### Provided data
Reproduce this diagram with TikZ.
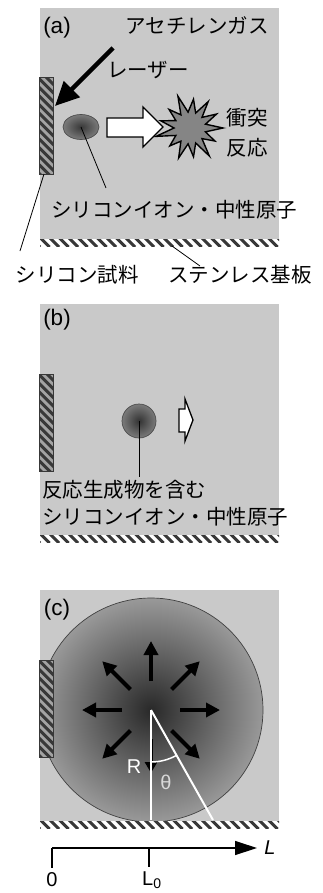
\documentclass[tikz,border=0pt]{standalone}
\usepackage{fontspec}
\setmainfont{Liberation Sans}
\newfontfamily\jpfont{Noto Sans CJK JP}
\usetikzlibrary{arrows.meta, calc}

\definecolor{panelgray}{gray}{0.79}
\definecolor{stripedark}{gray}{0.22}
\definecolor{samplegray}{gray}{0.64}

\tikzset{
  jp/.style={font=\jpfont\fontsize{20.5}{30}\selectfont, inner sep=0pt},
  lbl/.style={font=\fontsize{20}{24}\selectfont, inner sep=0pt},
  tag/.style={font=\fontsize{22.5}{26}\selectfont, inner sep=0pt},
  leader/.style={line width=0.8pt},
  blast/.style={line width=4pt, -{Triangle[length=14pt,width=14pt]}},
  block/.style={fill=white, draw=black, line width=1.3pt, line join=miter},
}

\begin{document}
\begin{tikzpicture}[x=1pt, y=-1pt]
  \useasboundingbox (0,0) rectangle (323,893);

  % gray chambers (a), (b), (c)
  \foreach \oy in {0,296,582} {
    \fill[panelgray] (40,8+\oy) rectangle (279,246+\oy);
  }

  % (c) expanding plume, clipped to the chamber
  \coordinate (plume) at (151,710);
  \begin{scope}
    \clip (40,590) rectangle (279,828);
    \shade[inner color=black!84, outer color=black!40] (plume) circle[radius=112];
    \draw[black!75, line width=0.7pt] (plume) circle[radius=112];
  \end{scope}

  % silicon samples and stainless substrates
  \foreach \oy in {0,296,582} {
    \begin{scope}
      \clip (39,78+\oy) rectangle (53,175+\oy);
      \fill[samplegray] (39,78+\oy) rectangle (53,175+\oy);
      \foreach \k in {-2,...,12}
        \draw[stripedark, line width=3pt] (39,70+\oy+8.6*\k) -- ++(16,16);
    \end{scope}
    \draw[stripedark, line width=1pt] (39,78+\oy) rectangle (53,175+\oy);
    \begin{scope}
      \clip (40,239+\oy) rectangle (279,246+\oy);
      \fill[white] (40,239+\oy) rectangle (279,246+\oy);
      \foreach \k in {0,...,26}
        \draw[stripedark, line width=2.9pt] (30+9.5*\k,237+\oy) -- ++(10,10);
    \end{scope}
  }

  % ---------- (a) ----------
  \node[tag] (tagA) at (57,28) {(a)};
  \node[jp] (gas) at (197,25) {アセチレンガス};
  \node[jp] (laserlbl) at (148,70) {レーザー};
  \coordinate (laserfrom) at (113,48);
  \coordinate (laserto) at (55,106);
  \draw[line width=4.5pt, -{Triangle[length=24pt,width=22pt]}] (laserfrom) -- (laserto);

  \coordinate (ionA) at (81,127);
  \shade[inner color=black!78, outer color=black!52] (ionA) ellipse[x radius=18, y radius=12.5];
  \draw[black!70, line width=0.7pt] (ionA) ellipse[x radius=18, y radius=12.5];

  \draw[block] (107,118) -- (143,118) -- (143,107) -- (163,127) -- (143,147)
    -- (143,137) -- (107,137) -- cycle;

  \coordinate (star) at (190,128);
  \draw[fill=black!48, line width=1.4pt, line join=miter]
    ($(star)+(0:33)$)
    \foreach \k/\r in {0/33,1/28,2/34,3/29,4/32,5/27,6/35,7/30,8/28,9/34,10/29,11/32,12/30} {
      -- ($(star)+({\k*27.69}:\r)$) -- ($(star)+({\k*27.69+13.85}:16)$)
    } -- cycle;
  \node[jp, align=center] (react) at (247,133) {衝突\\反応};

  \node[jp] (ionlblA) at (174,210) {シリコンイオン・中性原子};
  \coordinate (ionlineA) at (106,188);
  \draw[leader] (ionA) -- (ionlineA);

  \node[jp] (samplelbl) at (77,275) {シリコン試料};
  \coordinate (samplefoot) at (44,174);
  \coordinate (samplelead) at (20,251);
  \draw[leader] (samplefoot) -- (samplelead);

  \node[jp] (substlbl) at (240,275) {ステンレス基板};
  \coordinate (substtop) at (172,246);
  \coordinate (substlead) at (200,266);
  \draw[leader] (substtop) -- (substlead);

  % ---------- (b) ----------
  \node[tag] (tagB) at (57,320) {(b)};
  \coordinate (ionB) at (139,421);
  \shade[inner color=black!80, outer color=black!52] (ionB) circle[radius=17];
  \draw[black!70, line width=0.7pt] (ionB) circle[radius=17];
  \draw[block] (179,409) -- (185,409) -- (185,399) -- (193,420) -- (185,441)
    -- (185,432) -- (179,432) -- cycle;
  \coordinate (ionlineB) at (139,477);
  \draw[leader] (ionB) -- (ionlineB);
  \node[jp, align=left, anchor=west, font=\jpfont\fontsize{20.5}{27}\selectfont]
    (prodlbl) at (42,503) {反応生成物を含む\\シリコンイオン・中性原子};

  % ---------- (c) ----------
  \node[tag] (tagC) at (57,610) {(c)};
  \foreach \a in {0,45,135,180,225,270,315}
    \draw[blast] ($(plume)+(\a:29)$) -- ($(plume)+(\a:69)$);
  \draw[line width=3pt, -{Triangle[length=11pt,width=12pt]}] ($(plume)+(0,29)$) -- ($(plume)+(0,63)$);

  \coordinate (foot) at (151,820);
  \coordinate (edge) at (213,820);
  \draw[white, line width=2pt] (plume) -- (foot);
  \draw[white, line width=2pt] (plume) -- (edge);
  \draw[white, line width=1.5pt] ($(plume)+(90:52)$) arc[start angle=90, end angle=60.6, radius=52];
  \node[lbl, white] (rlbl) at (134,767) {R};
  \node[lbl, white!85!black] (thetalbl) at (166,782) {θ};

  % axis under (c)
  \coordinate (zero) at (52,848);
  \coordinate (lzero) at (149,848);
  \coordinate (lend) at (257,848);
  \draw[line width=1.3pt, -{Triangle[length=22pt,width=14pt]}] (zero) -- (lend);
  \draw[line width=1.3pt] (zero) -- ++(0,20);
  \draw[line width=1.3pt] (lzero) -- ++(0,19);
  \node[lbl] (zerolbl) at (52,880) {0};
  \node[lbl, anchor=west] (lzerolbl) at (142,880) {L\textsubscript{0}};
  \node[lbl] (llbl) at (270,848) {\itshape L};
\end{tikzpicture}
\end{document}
######
Write out again exactly the lines from the start of the data above through the line containing "(0,0) rectangle (323,893);", inclusive, excluding any pictures.

## Answer to the exercise
Reproduce this diagram with TikZ.
\documentclass[tikz,border=0pt]{standalone}
\usepackage{fontspec}
\setmainfont{Liberation Sans}
\newfontfamily\jpfont{Noto Sans CJK JP}
\usetikzlibrary{arrows.meta, calc}

\definecolor{panelgray}{gray}{0.79}
\definecolor{stripedark}{gray}{0.22}
\definecolor{samplegray}{gray}{0.64}

\tikzset{
  jp/.style={font=\jpfont\fontsize{20.5}{30}\selectfont, inner sep=0pt},
  lbl/.style={font=\fontsize{20}{24}\selectfont, inner sep=0pt},
  tag/.style={font=\fontsize{22.5}{26}\selectfont, inner sep=0pt},
  leader/.style={line width=0.8pt},
  blast/.style={line width=4pt, -{Triangle[length=14pt,width=14pt]}},
  block/.style={fill=white, draw=black, line width=1.3pt, line join=miter},
}

\begin{document}
\begin{tikzpicture}[x=1pt, y=-1pt]
  \useasboundingbox (0,0) rectangle (323,893);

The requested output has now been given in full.